Tabular Playground Series Mar-2021

I've used the data from Kaggle competition: Tabular Playground Series - Mar 2021. It is a binary classification challange with Area Under ROC Curve (AUC) as evaluation metric.

# read data
train = pd.read_csv('../input/tabular-playground-series-mar-2021/train.csv')
test = pd.read_csv('../input/tabular-playground-series-mar-2021/test.csv')
x_cols = train.columns[1:-1]
y_col = "target"

# train AutoML
automl = AutoML(mode="Optuna", 
                eval_metric="auc",
                algorithms=["LightGBM", "Xgboost", "Extra Trees"],
                optuna_time_budget=1800,   # tune each algorithm for 30 minutes
                total_time_limit=48*3600,  # total time limit, set large enough to have time to compute all steps
                features_selection=False
automl.fit(train[x_cols], train[y_col])

# compute prediction on test data
preds = automl.predict_proba(test[x_cols])

# save submission
submission = pd.DataFrame({'id':test.id, 'target': preds[:,1]})
submission.to_csv('1_submission.csv', index=False)

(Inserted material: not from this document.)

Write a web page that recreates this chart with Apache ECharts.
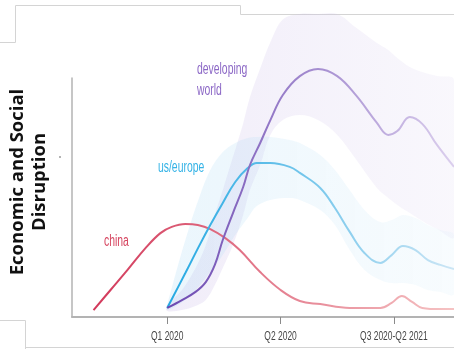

You can chek the Kaggle notebook with results at this link. The AutoML will give 100th place over the 828 teams (at the time of writing, but let's wait for final results).

Performance on Otto and BNP kaggle competitions

We tested Optuna mode on two Kaggle competitions:

In the Otto competition, the AutoML was working for 58,936 seconds (~16.5 hours). It has score 0.42018 (LogLoss) on Private Leaderboard (evaluated internally by Kaggle system). It means that it will end-up competition on 167-th place out of 3507 participants.

In the BNP competition, the AutoML was trained from 30,015 seconds (~ 8.5 hours). Ti has score 0.43924 (LogLoss) on Private Leaderboard. It will end the competition on 42-th place out of 2920 teams.

The results were obtained without any human help. The code for both compaetitions:

automl = AutoML(
    mode="Optuna",
    total_time_limit=48* 3600,
    optuna_time_budget=3600,
)
automl.fit(X, y)

Summary

We hope that Optuna integration in the MLJAR AutoML framework will help you to get really nice ML results. We are looking for feedback from you about this integration. We are also open for new features requests.